• Your Personal Grain Merchandiser

When To Use Basis Contracts (And When NOT To)

grain farming

What is a Basis Contract?

  • Futures + Basis = Cash Grain Price
  • Basis Contracts are a basic type of grain elevator sale that’s popular with many producers. They allow Farmers to commit bushels to a Buyer by securing a favorable basis price for a specific delivery period. That leaves open the futures portion of the grain contract to be set later when “board” prices (hopefully) improve. *Learn more about the different Types of Basis Markets.
  • In short, they’re typically used when a particular grain elevator’s basis looks favorable in the present, but the seller is bullish on futures prices down the line.
    • This is the opposite of a Hedge to Arrive or “HTA” where futures are secured first (due to favorable prices) and there’s a belief that basis will improve later on.

Considerations when using Basis Contracts:

  • In short, it’s all about weighing how much time you have before delivery and what’s more important in the moment: delivery location flexibility or an attractively high basis price. Ask yourself these 3 questions:
    • How many grain elevators do you deliver to? One or many?
      • Favorable: If you always deliver one local grain buyer, it’s easier to know how strong their current basis is and commit bushels. Since you’re ultimately going to deliver to them anyway, delivery location flexibility isn’t a relevant factor. That’s why it can be a profitable decision to commit bushels to one elevator by incrementally setting basis as prices look favorable… You can worry about futures prices later if and when they improve!
      • Unfavorable: If you deliver to two or more grain buyers and see a stronger than average basis, you should consider how strong that basis is compared to what the other local buyers might do later in the season. Once bushels are committed on a basis contract, they typically must deliver to that elevator. That eliminates flexibility to deliver elsewhere if another location’s basis improves or that facility’s delivery wait times become uneconomical. These scenarios tend to favor delivery flexibility over a moderately strong basis price… Keep your options open!
    • What’s the historical strength of basis versus current futures market volatility?
      • Favorable: Sometimes we see a basis that’s just too good to pass up. Maybe a facility is desperate for grain and needs to procure it by spiking basis prices. “I’ve never seen the bid that high in my life!” The bid is so high that the chances of any competitor having a higher basis are small. In these cases, it might be a good idea to commit some of your grain to an elevator you’re probably going to deliver grain to anyway.
      • Unfavorable: Other times, we see a basis that’s 10 or 15 cents higher than the rest of the local market and get the urge to commit grain there. While that looks like a profitable move, we need to put that market premium in perspective relative to how futures prices move these days.
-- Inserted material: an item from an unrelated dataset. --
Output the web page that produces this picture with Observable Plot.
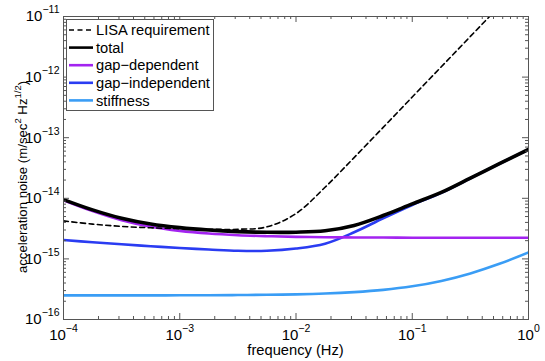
<!DOCTYPE html>
<html>
<head>
<meta charset="utf-8">
<script src="https://cdn.jsdelivr.net/npm/d3@7"></script>
<script src="https://cdn.jsdelivr.net/npm/@observablehq/plot@0.6"></script>
<style>
html, body { margin: 0; padding: 0; background: #fff; }
#chart { width: 545px; height: 361px; position: relative; }
svg { overflow: visible; }
</style>
</head>
<body>
<div id="chart"></div>
<script>
// ---- data ----
const freq = [1e-4, 1.778e-4, 3.162e-4, 5.623e-4, 1e-3, 1.778e-3, 3.162e-3, 5.623e-3, 1e-2,
              1.778e-2, 3.162e-2, 5.623e-2, 0.1, 0.1778, 0.3162, 0.5623, 1];
const lisa      = [4.24e-15, 3.75e-15, 3.44e-15, 3.26e-15, 3.15e-15, 3.09e-15, 3.08e-15, 3.38e-15, 5.59e-15,
                   1.52e-14, 4.70e-14, 1.48e-13, 4.69e-13, 1.48e-12, 4.69e-12, 1.48e-11, 4.69e-11];
const total     = [9.53e-15, 6.44e-15, 4.69e-15, 3.77e-15, 3.28e-15, 2.99e-15, 2.82e-15, 2.75e-15, 2.76e-15,
                   2.91e-15, 3.57e-15, 5.20e-15, 8.08e-15, 1.25e-14, 2.15e-14, 3.73e-14, 6.40e-14];
const gapDep    = [9.30e-15, 6.15e-15, 4.35e-15, 3.40e-15, 2.90e-15, 2.62e-15, 2.46e-15, 2.37e-15, 2.31e-15,
                   2.28e-15, 2.26e-15, 2.25e-15, 2.24e-15, 2.24e-15, 2.24e-15, 2.24e-15, 2.24e-15];
const gapIndep  = [2.05e-15, 1.88e-15, 1.74e-15, 1.62e-15, 1.51e-15, 1.43e-15, 1.36e-15, 1.36e-15, 1.48e-15,
                   1.78e-15, 2.75e-15, 4.68e-15, 7.76e-15, 1.23e-14, 2.14e-14, 3.72e-14, 6.40e-14];
const stiffness = [2.50e-16, 2.50e-16, 2.50e-16, 2.50e-16, 2.51e-16, 2.52e-16, 2.53e-16, 2.56e-16, 2.60e-16,
                   2.68e-16, 2.83e-16, 3.08e-16, 3.53e-16, 4.33e-16, 5.76e-16, 8.29e-16, 1.28e-15];
const seriesNames = ["LISA requirement", "total", "gap\u2212dependent", "gap\u2212independent", "stiffness"];
const xMajor = [1e-4, 1e-3, 1e-2, 1e-1, 1];
const xTickExp = ["\u22124", "\u22123", "\u22122", "\u22121", "0"];
const yMajor = [1e-16, 1e-15, 1e-14, 1e-13, 1e-12, 1e-11];
const yTickExp = ["\u221216", "\u221215", "\u221214", "\u221213", "\u221212", "\u221211"];
const xTitle = "frequency (Hz)";

// ---- styles / layout ----
const W = 545, H = 361, mL = 63, mR = 17, mT = 16, mB = 42;
const iw = W - mL - mR, ih = H - mT - mB;
const FONT = "'Liberation Sans', Arial, Helvetica, sans-serif";
const axisColor = "#555";
const styles = [
  {stroke: "#000", width: 1.6, dash: "5,3.5"},   // LISA
  {stroke: "#000", width: 3.6, dash: null},      // total
  {stroke: "#A324F0", width: 2.6, dash: null},   // gap-dependent
  {stroke: "#2A3CF2", width: 2.6, dash: null},   // gap-independent
  {stroke: "#3A9DF5", width: 2.6, dash: null}    // stiffness
];
const values = [lisa, total, gapDep, gapIndep, stiffness];
const drawOrder = [4, 3, 2, 1, 0];

const xMinor = [];
for (let k = -4; k < 0; k++) for (let m = 2; m <= 9; m++) xMinor.push(m * Math.pow(10, k));
const yMinor = [];
for (let k = -16; k < -11; k++) for (let m = 2; m <= 9; m++) yMinor.push(m * Math.pow(10, k));

const lineMarks = drawOrder.map(i => Plot.line(
  freq.map((f, j) => ({f, v: values[i][j], s: seriesNames[i]})),
  {x: "f", y: "v", stroke: styles[i].stroke, strokeWidth: styles[i].width,
   strokeDasharray: styles[i].dash, curve: "catmull-rom", clip: true}
));

const chart = Plot.plot({
  width: W, height: H,
  marginLeft: mL, marginRight: mR, marginTop: mT, marginBottom: mB,
  style: {fontFamily: FONT, fontSize: "14.7px", color: "#000", background: "#fff"},
  x: {type: "log", domain: [1e-4, 1]},
  y: {type: "log", domain: [1e-16, 1e-11]},
  marks: [
    ...lineMarks,
    // ticks inward on all sides
    Plot.tickX(xMajor, {x: d => d, insetTop: ih - 6, stroke: axisColor}),
    Plot.tickX(xMinor, {x: d => d, insetTop: ih - 3, stroke: axisColor}),
    Plot.tickX(xMajor, {x: d => d, insetBottom: ih - 6, stroke: axisColor}),
    Plot.tickX(xMinor, {x: d => d, insetBottom: ih - 3, stroke: axisColor}),
    Plot.tickY(yMajor, {y: d => d, insetRight: iw - 6, stroke: axisColor}),
    Plot.tickY(yMinor, {y: d => d, insetRight: iw - 3, stroke: axisColor}),
    Plot.tickY(yMajor, {y: d => d, insetLeft: iw - 6, stroke: axisColor}),
    Plot.tickY(yMinor, {y: d => d, insetLeft: iw - 3, stroke: axisColor}),
    Plot.frame({stroke: axisColor, strokeWidth: 1}),
    Plot.axisX(xMajor, {tickSize: 0, tickPadding: 10, label: null,
      tickFormat: d => xTickExp[xMajor.indexOf(d)], fontSize: 15}),
    Plot.axisY(yMajor, {tickSize: 0, tickPadding: 4, label: null,
      tickFormat: d => yTickExp[yMajor.indexOf(d)], fontSize: 15})
  ]
});
document.getElementById("chart").append(chart);
const svg = d3.select(chart);

// superscript tick labels: 10^n
function supify(sel) {
  sel.each(function() {
    const t = d3.select(this);
    const e = t.text();
    t.text(null);
    t.append("tspan").text("10");
    t.append("tspan").attr("dy", "-8").attr("font-size", "10.5px").text(e);
  });
}
supify(svg.selectAll('g[aria-label="x-axis tick label"] text'));
supify(svg.selectAll('g[aria-label="y-axis tick label"] text'));

// axis titles
svg.append("text")
  .attr("x", mL + iw / 2).attr("y", 355)
  .attr("text-anchor", "middle").attr("font-family", FONT).attr("font-size", "14.7px")
  .attr("fill", "#000").text(xTitle);

const yt = svg.append("text")
  .attr("transform", `translate(27,177) rotate(-90)`)
  .attr("text-anchor", "middle").attr("font-family", FONT).attr("font-size", "13.2px").attr("fill", "#000");
yt.append("tspan").text("acceleration noise (m/sec");
yt.append("tspan").attr("dy", "-6").attr("font-size", "9.5px").text("2");
yt.append("tspan").attr("dy", "6").text(" Hz");
yt.append("tspan").attr("dy", "-6").attr("font-size", "9.5px").text("1/2");
yt.append("tspan").attr("dy", "6").text(")");

// legend (inside the axes, top-left)
const lg = svg.append("g").attr("font-family", FONT).attr("font-size", "14.7px").attr("text-anchor", "start");
lg.append("rect").attr("x", 66.5).attr("y", 19.5).attr("width", 147).attr("height", 91)
  .attr("fill", "#fff").attr("stroke", axisColor).attr("stroke-width", 1);
seriesNames.forEach((name, i) => {
  const cy = 30 + i * 17.6;
  lg.append("line").attr("x1", 69).attr("x2", 93).attr("y1", cy).attr("y2", cy)
    .attr("stroke", styles[i].stroke).attr("stroke-width", i === 1 ? 2.6 : styles[i].width)
    .attr("stroke-dasharray", styles[i].dash);
  lg.append("text").attr("x", 96).attr("y", cy + 5.2).attr("text-anchor", "start")
    .attr("fill", "#000").text(name);
});
</script>
</body>
</html>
Over the course of the last few crop years, we’ve seen multiple dollar’s worth of futures price action on individual grain contract months. That’s a whole lot more than 10 or 15 cents. Avoid being “penny wise and pound foolish” by being patient with basis and capitalizing on the typically more lucrative futures market by maintaining delivery location flexibility!
    • When are you planning to deliver?
      • Favorable: The closer we get to a desired delivery period, the less chances there are for basis to change drastically, or for another local Buyer to raise their bid. For example, sometimes we see a strong new crop basis or are planning to clean out the bins with old crop a couple months ahead of Harvest. Short time periods before delivery and an attractively high basis typically outweigh maintaining delivery location flexibility. There’s just not enough time for other local buyers to raise their bids high enough to miss out on guaranteed good prices.
      • Unfavorable: The further out we are from the desired delivery period, the more time there is for local conditions to change basis levels. During planting, we may see local Harvest delivery bids 5 or 10 cents higher than normal and be tempted to commit delivery to one location. But we’d be missing the fact that the futures market is more than likely going to move up and down a lot more than 5 or 10 cents over the course of the growing season. Other elevators will probably have new purchasing requirements during that time span where they may have to spike their bid. That means maintaining delivery location flexibility to deliver wherever you want probably will outweigh committing a moderately strong price to one location so early.

Summary: When and When NOT to Use Basis Contracts:

  • If you deliver to more than one grain elevator, maintaining flexibility in where you’ll be able to deliver (and what basis price you’ll receive) is crucial to a profitable farm operation. It’s one of the few areas of control a Farmer can maintain in grain markets. Setting the futures portion of your cash grain prices separately from a direct sale commitment on basis to an elevator will give you more leverage to be a price maker, rather than a price taker.